◆ **Exercise goal**
Output exactly the lines that run from the line containing "What seaborn and" through the line containing "import seaborn as sns", with both ends included.

◆ **Given entries**
★ ★ ★ ★

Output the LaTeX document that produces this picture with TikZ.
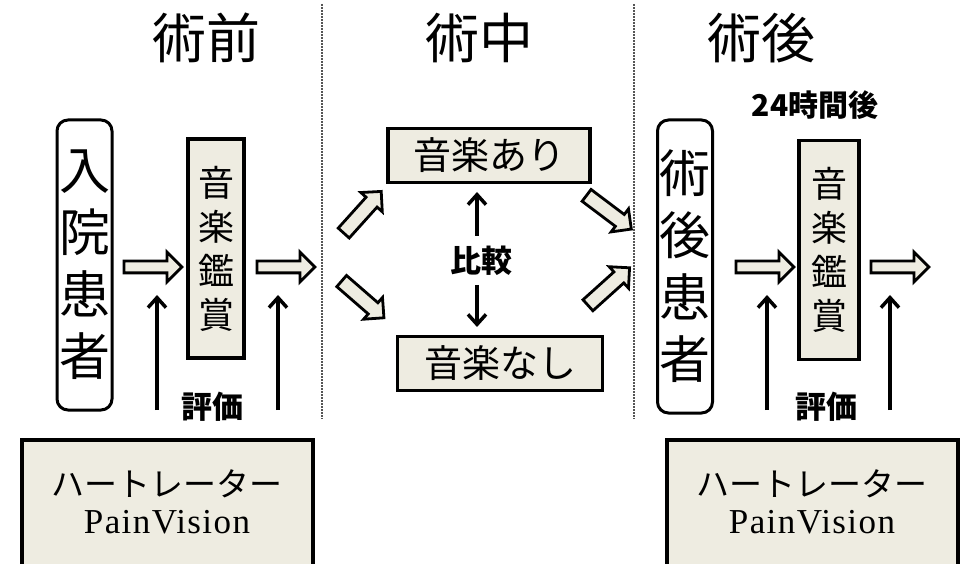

★ ★ ★ ★

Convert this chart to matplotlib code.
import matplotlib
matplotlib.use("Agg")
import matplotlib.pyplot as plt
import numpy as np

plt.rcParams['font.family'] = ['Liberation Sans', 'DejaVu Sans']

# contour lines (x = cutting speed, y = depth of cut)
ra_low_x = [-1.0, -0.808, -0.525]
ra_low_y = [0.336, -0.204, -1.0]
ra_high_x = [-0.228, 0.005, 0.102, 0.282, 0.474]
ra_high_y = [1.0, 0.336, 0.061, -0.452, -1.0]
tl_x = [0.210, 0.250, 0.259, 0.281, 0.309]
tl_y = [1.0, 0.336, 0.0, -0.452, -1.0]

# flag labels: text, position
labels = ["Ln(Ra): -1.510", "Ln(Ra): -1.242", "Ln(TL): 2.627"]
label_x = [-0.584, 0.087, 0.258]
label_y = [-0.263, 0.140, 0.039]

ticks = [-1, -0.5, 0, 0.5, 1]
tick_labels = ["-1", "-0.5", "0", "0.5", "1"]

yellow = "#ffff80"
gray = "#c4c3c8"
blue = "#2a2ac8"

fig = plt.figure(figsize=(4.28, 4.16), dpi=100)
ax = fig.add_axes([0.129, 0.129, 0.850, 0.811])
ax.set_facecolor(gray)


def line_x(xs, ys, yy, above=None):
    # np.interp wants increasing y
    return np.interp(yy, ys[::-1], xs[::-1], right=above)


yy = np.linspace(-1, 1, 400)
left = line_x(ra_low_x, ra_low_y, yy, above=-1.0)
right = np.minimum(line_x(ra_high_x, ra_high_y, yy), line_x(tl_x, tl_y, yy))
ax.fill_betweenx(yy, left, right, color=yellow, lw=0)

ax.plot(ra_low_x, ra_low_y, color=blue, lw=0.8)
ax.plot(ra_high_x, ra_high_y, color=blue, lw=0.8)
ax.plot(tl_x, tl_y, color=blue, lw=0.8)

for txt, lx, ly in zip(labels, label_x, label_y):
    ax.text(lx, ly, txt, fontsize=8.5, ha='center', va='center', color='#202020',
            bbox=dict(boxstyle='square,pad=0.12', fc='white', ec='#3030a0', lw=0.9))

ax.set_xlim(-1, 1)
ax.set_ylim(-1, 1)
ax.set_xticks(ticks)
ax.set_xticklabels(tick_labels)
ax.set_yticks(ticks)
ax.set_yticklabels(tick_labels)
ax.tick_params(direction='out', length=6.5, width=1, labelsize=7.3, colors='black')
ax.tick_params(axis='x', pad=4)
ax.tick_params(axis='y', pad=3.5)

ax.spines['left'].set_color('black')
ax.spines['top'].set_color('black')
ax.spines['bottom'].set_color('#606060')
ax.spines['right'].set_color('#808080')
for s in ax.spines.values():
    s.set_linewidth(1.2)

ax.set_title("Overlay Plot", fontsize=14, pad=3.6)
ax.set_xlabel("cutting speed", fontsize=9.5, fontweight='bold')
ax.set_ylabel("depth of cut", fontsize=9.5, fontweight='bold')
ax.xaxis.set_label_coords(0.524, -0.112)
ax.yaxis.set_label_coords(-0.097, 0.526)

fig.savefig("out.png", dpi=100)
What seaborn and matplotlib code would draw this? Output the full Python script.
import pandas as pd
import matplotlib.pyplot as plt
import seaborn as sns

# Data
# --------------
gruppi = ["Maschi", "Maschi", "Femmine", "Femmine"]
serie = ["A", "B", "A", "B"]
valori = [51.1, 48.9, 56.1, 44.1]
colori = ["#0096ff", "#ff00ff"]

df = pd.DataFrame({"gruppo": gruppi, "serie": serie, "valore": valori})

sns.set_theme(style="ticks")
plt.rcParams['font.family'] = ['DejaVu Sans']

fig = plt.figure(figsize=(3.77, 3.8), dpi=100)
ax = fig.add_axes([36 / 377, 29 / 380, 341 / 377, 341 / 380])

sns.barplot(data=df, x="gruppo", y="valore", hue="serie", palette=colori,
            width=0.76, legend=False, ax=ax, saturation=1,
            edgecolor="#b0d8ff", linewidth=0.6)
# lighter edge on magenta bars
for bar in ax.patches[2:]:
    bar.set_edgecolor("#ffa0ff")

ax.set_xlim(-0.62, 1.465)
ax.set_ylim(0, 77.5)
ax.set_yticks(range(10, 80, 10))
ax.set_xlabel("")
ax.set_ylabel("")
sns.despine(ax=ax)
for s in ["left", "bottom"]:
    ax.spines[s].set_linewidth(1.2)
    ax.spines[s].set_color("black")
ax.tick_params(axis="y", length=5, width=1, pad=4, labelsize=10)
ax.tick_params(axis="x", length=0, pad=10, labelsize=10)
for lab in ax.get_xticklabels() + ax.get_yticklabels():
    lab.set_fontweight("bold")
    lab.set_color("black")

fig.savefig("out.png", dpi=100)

★ ★ ★ ★

◆ **Answer to the task**
What seaborn and matplotlib code would draw this? Output the full Python script.
import pandas as pd
import matplotlib.pyplot as plt
import seaborn as sns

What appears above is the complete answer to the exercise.